The children were very frightened, so they prayed. I have never heard the prayer ‘Shema, Israel’ recited with such force… The car itself vibrated! The driver said that with such prayers he himself would become a Jew
My 10 year old daughter passed out because of the stress
By nightfall we reached the border with Moldova. The bus, which transported my parents, was able to cross the border, while my children and I had to get out of the car and walk across.

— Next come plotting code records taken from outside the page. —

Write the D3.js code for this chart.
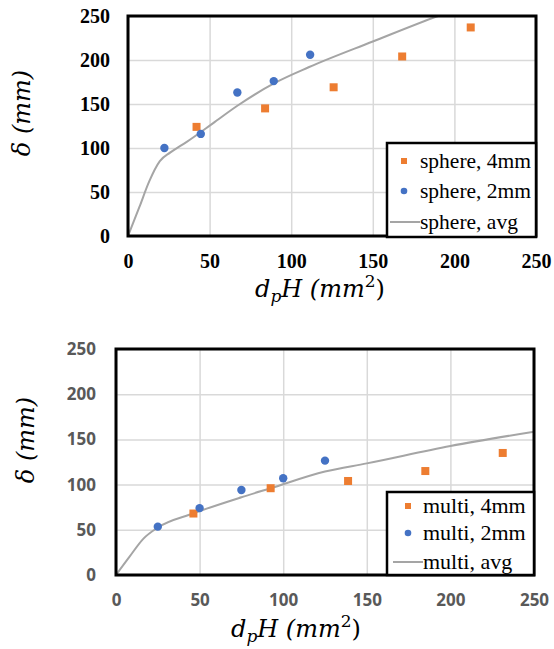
<!DOCTYPE html>
<html>
<head>
<meta charset="utf-8">
<script src="https://cdn.jsdelivr.net/npm/d3@7"></script>
<style>
  body { margin: 0; background: #fff; }
  svg { display: block; }
</style>
</head>
<body>
<svg id="chart" width="554" height="649"></svg>
<script>
// ---- data ----
var xTicks = [0, 50, 100, 150, 200, 250];
var yTicks = [0, 50, 100, 150, 200, 250];

var sphere4X = [42, 84, 126, 168, 210];
var sphere4Y = [124, 145, 169, 204, 237];
var sphere2X = [22.3, 44.6, 67, 89.3, 111.6];
var sphere2Y = [100, 116, 163, 176, 206];
var sphereAvgX = [0, 7, 13, 19.5, 26, 36, 52, 67, 90, 111, 150, 190, 215];
var sphereAvgY = [0, 33, 62, 85, 95, 107, 128, 148, 174, 192, 221, 250, 266];

var multi4X = [46.3, 92.5, 138.8, 185, 231.3];
var multi4Y = [68, 96, 104, 115, 135];
var multi2X = [25, 50, 75, 100, 125];
var multi2Y = [53.5, 74, 94, 107, 126.5];
var multiAvgX = [0, 8, 16.3, 25, 46, 75, 92.5, 125, 150, 200, 250];
var multiAvgY = [0, 20, 40, 52.5, 68, 86, 96, 114.5, 123.5, 142.7, 158.5];

var ORANGE = '#ed7d31', BLUE = '#4472c4', GREY = '#a5a5a5';

function zip(xs, ys) {
    return xs.map(function (x, i) { return [x, ys[i]]; });
}

var svg = d3.select('#chart');

function drawChart(cfg) {
    var x = d3.scaleLinear().domain([0, 250]).range([cfg.left, cfg.right]);
    var y = d3.scaleLinear().domain([0, 250]).range([cfg.bottom, cfg.top]);
    var g = svg.append('g');

    // clip for the average line
    var clipId = 'clip' + cfg.id;
    g.append('clipPath').attr('id', clipId)
        .append('rect')
        .attr('x', cfg.left).attr('y', cfg.top)
        .attr('width', cfg.right - cfg.left).attr('height', cfg.bottom - cfg.top);

    // gridlines
    g.append('g')
        .attr('transform', 'translate(0,' + cfg.bottom + ')')
        .call(d3.axisBottom(x).tickValues(xTicks).tickSize(-(cfg.bottom - cfg.top)).tickFormat(''))
        .call(function (s) { s.select('.domain').remove(); })
        .selectAll('line').attr('stroke', '#d9d9d9').attr('stroke-width', 1.5);
    g.append('g')
        .attr('transform', 'translate(' + cfg.left + ',0)')
        .call(d3.axisLeft(y).tickValues(yTicks).tickSize(-(cfg.right - cfg.left)).tickFormat(''))
        .call(function (s) { s.select('.domain').remove(); })
        .selectAll('line').attr('stroke', '#d9d9d9').attr('stroke-width', 1.5);

    // tick labels
    var ax = g.append('g')
        .attr('transform', 'translate(0,' + cfg.bottom + ')')
        .call(d3.axisBottom(x).tickValues(xTicks).tickSize(0).tickPadding(cfg.xPad));
    var ay = g.append('g')
        .attr('transform', 'translate(' + cfg.left + ',0)')
        .call(d3.axisLeft(y).tickValues(yTicks).tickSize(0).tickPadding(cfg.yPad));
    [ax, ay].forEach(function (a) {
        a.select('.domain').remove();
        a.selectAll('text')
            .attr('font-family', cfg.tickFont)
            .attr('font-weight', 'bold')
            .attr('font-size', cfg.tickSize)
            .attr('fill', cfg.tickColor);
    });

    // avg line
    var line = d3.line()
        .x(function (d) { return x(d[0]); })
        .y(function (d) { return y(d[1]); })
        .curve(d3.curveMonotoneX);
    g.append('path')
        .datum(zip(cfg.avgX, cfg.avgY))
        .attr('clip-path', 'url(#' + clipId + ')')
        .attr('d', line)
        .attr('fill', 'none')
        .attr('stroke', GREY)
        .attr('stroke-width', 2);

    // 4mm squares
    g.selectAll('rect.sq')
        .data(zip(cfg.x4, cfg.y4))
        .enter().append('rect')
        .attr('class', 'sq')
        .attr('x', function (d) { return x(d[0]) - 4; })
        .attr('y', function (d) { return y(d[1]) - 4; })
        .attr('width', 8).attr('height', 8)
        .attr('fill', ORANGE);

    // 2mm circles
    g.selectAll('circle.pt')
        .data(zip(cfg.x2, cfg.y2))
        .enter().append('circle')
        .attr('class', 'pt')
        .attr('cx', function (d) { return x(d[0]); })
        .attr('cy', function (d) { return y(d[1]); })
        .attr('r', 4.2)
        .attr('fill', BLUE);

    // frame
    g.append('rect')
        .attr('x', cfg.left).attr('y', cfg.top)
        .attr('width', cfg.right - cfg.left).attr('height', cfg.bottom - cfg.top)
        .attr('fill', 'none').attr('stroke', '#000').attr('stroke-width', 3);

    // legend
    var lg = cfg.legend;
    g.append('rect')
        .attr('x', lg.x0).attr('y', lg.y0)
        .attr('width', lg.x1 - lg.x0).attr('height', lg.y1 - lg.y0)
        .attr('fill', '#fff').attr('stroke', '#000').attr('stroke-width', 2.5);
    g.append('rect')
        .attr('x', lg.mx - 3).attr('y', lg.rows[0] - 3)
        .attr('width', 6).attr('height', 6).attr('fill', ORANGE);
    g.append('circle')
        .attr('cx', lg.mx).attr('cy', lg.rows[1]).attr('r', 3.3).attr('fill', BLUE);
    g.append('line')
        .attr('x1', lg.lx0).attr('x2', lg.tx)
        .attr('y1', lg.rows[2]).attr('y2', lg.rows[2])
        .attr('stroke', GREY).attr('stroke-width', 2);
    cfg.names.forEach(function (n, i) {
        g.append('text')
            .attr('x', lg.tx).attr('y', lg.rows[i])
            .attr('dy', '0.33em')
            .attr('font-family', 'Liberation Serif, serif')
            .attr('font-size', lg.size)
            .attr('fill', '#000')
            .text(n);
    });

    // x axis title  d_p H (mm^2)
    var xt = g.append('text')
        .attr('x', cfg.xTitle[0]).attr('y', cfg.xTitle[1])
        .attr('font-family', 'DejaVu Serif, serif')
        .attr('font-style', 'italic')
        .attr('font-size', 24)
        .attr('fill', '#000');
    xt.append('tspan').text('d');
    xt.append('tspan').attr('dy', 5).attr('font-size', 17).text('p');
    xt.append('tspan').attr('dy', -5).text('H (mm');
    xt.append('tspan').attr('dy', -10).attr('font-size', 17).attr('font-style', 'normal').text('2');
    xt.append('tspan').attr('dy', 10).attr('font-style', 'normal').text(')');

    // y axis title
    g.append('text')
        .attr('transform', 'translate(' + cfg.yTitle[0] + ',' + cfg.yTitle[1] + ') rotate(-90)')
        .attr('text-anchor', 'middle')
        .attr('dy', '0.33em')
        .attr('font-family', 'DejaVu Serif, serif')
        .attr('font-style', 'italic')
        .attr('font-size', 24)
        .attr('fill', '#000')
        .text('δ (mm)');
}

drawChart({
    id: 'a', left: 128, right: 536, top: 16, bottom: 236,
    x4: sphere4X, y4: sphere4Y, x2: sphere2X, y2: sphere2Y,
    avgX: sphereAvgX, avgY: sphereAvgY,
    tickFont: 'Liberation Serif, serif', tickSize: 20, tickColor: '#000',
    xPad: 18, yPad: 18,
    names: ['sphere, 4mm', 'sphere, 2mm', 'sphere, avg'],
    legend: { x0: 387, x1: 536, y0: 143, y1: 237, rows: [161, 191, 222], mx: 404, lx0: 390, tx: 420, size: 21.5 },
    xTitle: [255, 297], yTitle: [22, 113]
});

drawChart({
    id: 'b', left: 116, right: 534, top: 349, bottom: 575,
    x4: multi4X, y4: multi4Y, x2: multi2X, y2: multi2Y,
    avgX: multiAvgX, avgY: multiAvgY,
    tickFont: 'Open Sans, sans-serif', tickSize: 17, tickColor: '#595959',
    xPad: 19, yPad: 20,
    names: ['multi, 4mm', 'multi, 2mm', 'multi, avg'],
    legend: { x0: 387, x1: 534, y0: 492, y1: 575, rows: [506, 533, 562], mx: 408, lx0: 393, tx: 423, size: 22 },
    xTitle: [231, 637], yTitle: [26, 440]
});
</script>
</body>
</html>
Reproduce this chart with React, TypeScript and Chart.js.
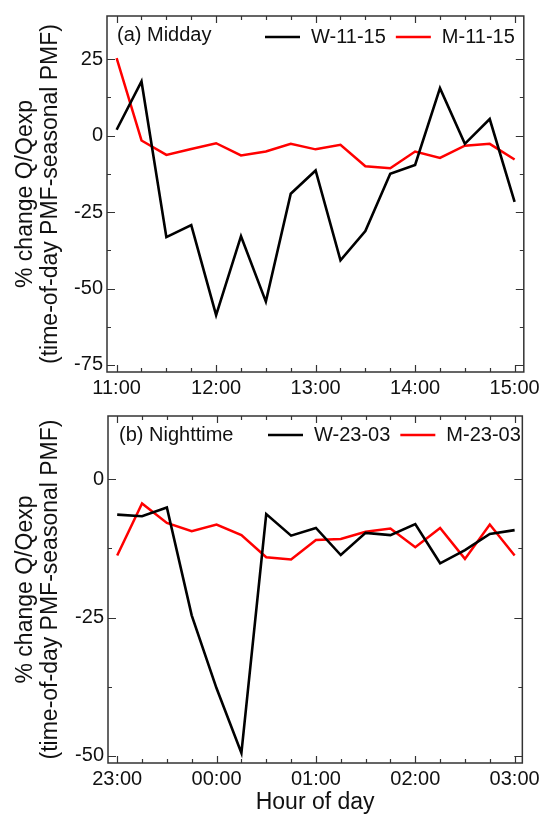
import React, { useEffect, useRef } from 'react';
import { Chart, registerables } from 'chart.js';

Chart.register(...registerables);

// ---- data ----
const quarterSteps = [0, 1, 2, 3, 4, 5, 6, 7, 8, 9, 10, 11, 12, 13, 14, 15, 16];
const middayHourLabels = ['11:00', '12:00', '13:00', '14:00', '15:00'];
const nightHourLabels = ['23:00', '00:00', '01:00', '02:00', '03:00'];

const wMidday = [1.9, 17.7, -33.2, -29.3, -58.7, -32.9, -54.3, -19.0, -11.4, -40.8, -31.2, -12.5, -9.6, 15.5, -2.7, 5.4, -21.7];
const mMidday = [25.3, -1.6, -6.3, -4.4, -2.5, -6.5, -5.2, -2.7, -4.5, -3.0, -10.0, -10.7, -5.2, -7.3, -3.3, -2.7, -7.8];

const wNight = [-6.4, -6.7, -5.1, -24.6, -37.8, -49.5, -6.3, -10.2, -8.8, -13.7, -9.7, -10.1, -8.1, -15.2, -12.8, -9.9, -9.2];
const mNight = [-13.8, -4.4, -7.9, -9.4, -8.2, -10.1, -14.1, -14.5, -11.0, -10.8, -9.5, -8.9, -12.3, -8.8, -14.4, -8.2, -13.8];

const middayYTicks = [-75, -62.5, -50, -37.5, -25, -12.5, 0, 12.5, 25];
const nightYTicks = [-50, -37.5, -25, -12.5, 0];

const FONT = '"Liberation Sans", Arial, Helvetica, sans-serif';
const TEXT = '#111111';
const FRAME = '#333333';

const decorPlugin = {
  id: 'panelDecor',
  afterDatasetsDraw(chart: any, _args: any, opts: any) {
    const { ctx, chartArea: a, scales } = chart;
    const xs = scales.x;
    const ys = scales.y;
    ctx.save();
    // frame
    ctx.strokeStyle = FRAME;
    ctx.lineWidth = 1.5;
    ctx.strokeRect(a.left, a.top, a.right - a.left, a.bottom - a.top);
    // inward ticks
    ctx.lineWidth = 1.2;
    ctx.beginPath();
    xs.ticks.forEach((t: any) => {
      if (t.value < xs.min || t.value > xs.max) return;
      const px = Math.round(xs.getPixelForValue(t.value)) + 0.5;
      const len = t.value % 4 === 0 ? 7 : 4;
      ctx.moveTo(px, a.bottom);
      ctx.lineTo(px, a.bottom - len);
      ctx.moveTo(px, a.top);
      ctx.lineTo(px, a.top + len);
    });
    ys.ticks.forEach((t: any) => {
      if (t.value < ys.min || t.value > ys.max) return;
      const py = Math.round(ys.getPixelForValue(t.value)) + 0.5;
      const len = t.value % 25 === 0 ? 8 : 4;
      ctx.moveTo(a.left, py);
      ctx.lineTo(a.left + len, py);
      ctx.moveTo(a.right, py);
      ctx.lineTo(a.right - len, py);
    });
    ctx.stroke();

    // panel label
    ctx.font = '20px ' + FONT;
    ctx.fillStyle = TEXT;
    ctx.textBaseline = 'middle';
    ctx.textAlign = 'left';
    ctx.fillText(opts.panelLabel, a.left + opts.labelDx, a.top + opts.labelDy);

    // legend
    let x = a.left + opts.legendDx;
    const y = a.top + opts.legendDy;
    chart.data.datasets.forEach((ds: any) => {
      ctx.strokeStyle = ds.borderColor;
      ctx.lineWidth = 2.5;
      ctx.beginPath();
      ctx.moveTo(x, y);
      ctx.lineTo(x + 35, y);
      ctx.stroke();
      x += 35 + 11;
      ctx.fillStyle = TEXT;
      ctx.fillText(ds.label, x, y);
      x += ctx.measureText(ds.label).width + 10;
    });
    ctx.restore();
  },
};

function makeConfig(p: any) {
  return {
    type: 'line',
    data: {
      datasets: [
        {
          label: p.wLabel,
          data: quarterSteps.map((q, i) => ({ x: q, y: p.w[i] })),
          borderColor: '#000000',
          borderWidth: 2.6,
          pointRadius: 0,
          tension: 0,
          fill: false,
        },
        {
          label: p.mLabel,
          data: quarterSteps.map((q, i) => ({ x: q, y: p.m[i] })),
          borderColor: '#ff0000',
          borderWidth: 2.5,
          pointRadius: 0,
          tension: 0,
          fill: false,
        },
      ],
    },
    options: {
      animation: false,
      responsive: false,
      maintainAspectRatio: false,
      events: [],
      layout: { padding: { top: p.padTop, right: p.padRight, left: 0, bottom: 0 } },
      plugins: {
        legend: { display: false },
        tooltip: { enabled: false },
        panelDecor: {
          panelLabel: p.panelLabel,
          labelDx: p.labelDx,
          labelDy: 19,
          legendDx: p.legendDx,
          legendDy: p.legendDy,
        },
      },
      scales: {
        x: {
          type: 'linear',
          min: p.xMin,
          max: p.xMax,
          afterBuildTicks: (s: any) => {
            s.ticks = quarterSteps.map((v) => ({ value: v }));
          },
          afterFit: (s: any) => {
            s.height = p.xHeight;
          },
          grid: { display: false, drawTicks: false, tickLength: 0 },
          border: { display: false },
          ticks: {
            autoSkip: false,
            maxRotation: 0,
            padding: 4,
            color: TEXT,
            font: { size: 20, family: FONT },
            callback: (v: any) => (Math.round(v) % 4 === 0 ? p.hourLabels[Math.round(v) / 4] : ''),
          },
          title: p.xTitle
            ? {
                display: true,
                text: p.xTitle,
                color: TEXT,
                font: { size: 23, family: FONT, lineHeight: 1 },
                padding: { top: 0, bottom: 0 },
              }
            : { display: false },
        },
        y: {
          type: 'linear',
          min: p.yMin,
          max: p.yMax,
          afterBuildTicks: (s: any) => {
            s.ticks = p.yTicks.map((v: number) => ({ value: v }));
          },
          afterFit: (s: any) => {
            s.width = p.yWidth;
          },
          grid: { display: false, drawTicks: false, tickLength: 0 },
          border: { display: false },
          ticks: {
            autoSkip: false,
            padding: 4,
            color: TEXT,
            font: { size: 20, family: FONT },
            callback: (v: any) => (v % 25 === 0 ? String(v) : ''),
          },
          title: {
            display: true,
            text: ['% change Q/Qexp', '(time-of-day PMF-seasonal PMF)'],
            color: TEXT,
            font: { size: 23, family: FONT, lineHeight: 1.1 },
            padding: { top: 13, bottom: 0 },
          },
        },
      },
    },
    plugins: [decorPlugin],
  };
}

export default function App() {
  const topRef = useRef<HTMLCanvasElement | null>(null);
  const botRef = useRef<HTMLCanvasElement | null>(null);

  useEffect(() => {
    Chart.defaults.font.family = FONT;
    Chart.defaults.color = TEXT;
    const top = new Chart(
      topRef.current as HTMLCanvasElement,
      makeConfig({
        wLabel: 'W-11-15',
        mLabel: 'M-11-15',
        w: wMidday,
        m: mMidday,
        hourLabels: middayHourLabels,
        yTicks: middayYTicks,
        panelLabel: '(a) Midday',
        labelDx: 10,
        legendDx: 158,
        legendDy: 21,
        xMin: -0.387,
        xMax: 16.37,
        yMin: -77.3,
        yMax: 39.1,
        padTop: 15,
        padRight: 17,
        xHeight: 28,
        yWidth: 107,
        xTitle: null,
      }) as any
    );
    const bot = new Chart(
      botRef.current as HTMLCanvasElement,
      makeConfig({
        wLabel: 'W-23-03',
        mLabel: 'M-23-03',
        w: wNight,
        m: mNight,
        hourLabels: nightHourLabels,
        yTicks: nightYTicks,
        panelLabel: '(b) Nighttime',
        labelDx: 11,
        legendDx: 160,
        legendDy: 19,
        xMin: -0.37,
        xMax: 16.31,
        yMin: -51.3,
        yMax: 11.43,
        padTop: 8,
        padRight: 18,
        xHeight: 51,
        yWidth: 108,
        xTitle: 'Hour of day',
      }) as any
    );
    return () => {
      top.destroy();
      bot.destroy();
    };
  }, []);

  return (
    <div style={{ position: 'absolute', left: 0, top: 0, width: 544, height: 814, background: '#ffffff' }}>
      <canvas ref={topRef} width={544} height={400} style={{ position: 'absolute', left: 0, top: 0, width: 544, height: 400 }} />
      <canvas ref={botRef} width={544} height={414} style={{ position: 'absolute', left: 0, top: 400, width: 544, height: 414 }} />
    </div>
  );
}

Each of the children carried two backpacks, the eldest, Dora, carried the baby, and the little seven-year-old Khaya dragged a bag of diapers. Everyone shlepped something. We found ourselves alone on the pedestrian crossing at Mogilev-Podolsk. As soon as we got onto the bridge, the sirens began to wail and the children immediately burst into tears. I told them: “You can scream and cry as much as you like, just run and don't stop!” So we ran across the bridge: screaming children all dragging things and me at the end with suitcases completing the chain. It was when we reached the Moldovan side at the center for refugees, that my 10 year old daughter, Batel, passed out from stress. Moldovans are amazing people, with big and generous hearts; they calmed the children down; a policeman came up to Batel, hugged her and told her that she was safe and everything would be fine, she was protected.
We were taked into a warming room with food and drinks. A volunteer came up and offered us food, but I explained that we keep kosher. He himself turned out to be a Jew. “I understand the situation,” he said, and showed a photo of his children. He helped us a lot. A lot happened without my asking: someone replaced the SIM card in the phone, someone brought water, someone brought something to calm to nerves, etc. Then we were fed lunch in a synagogue in Kishinev and transported to a hotel outside the city. As there were no flights from Moldova, we traveled by car to Romania, after which, by plane to Israel.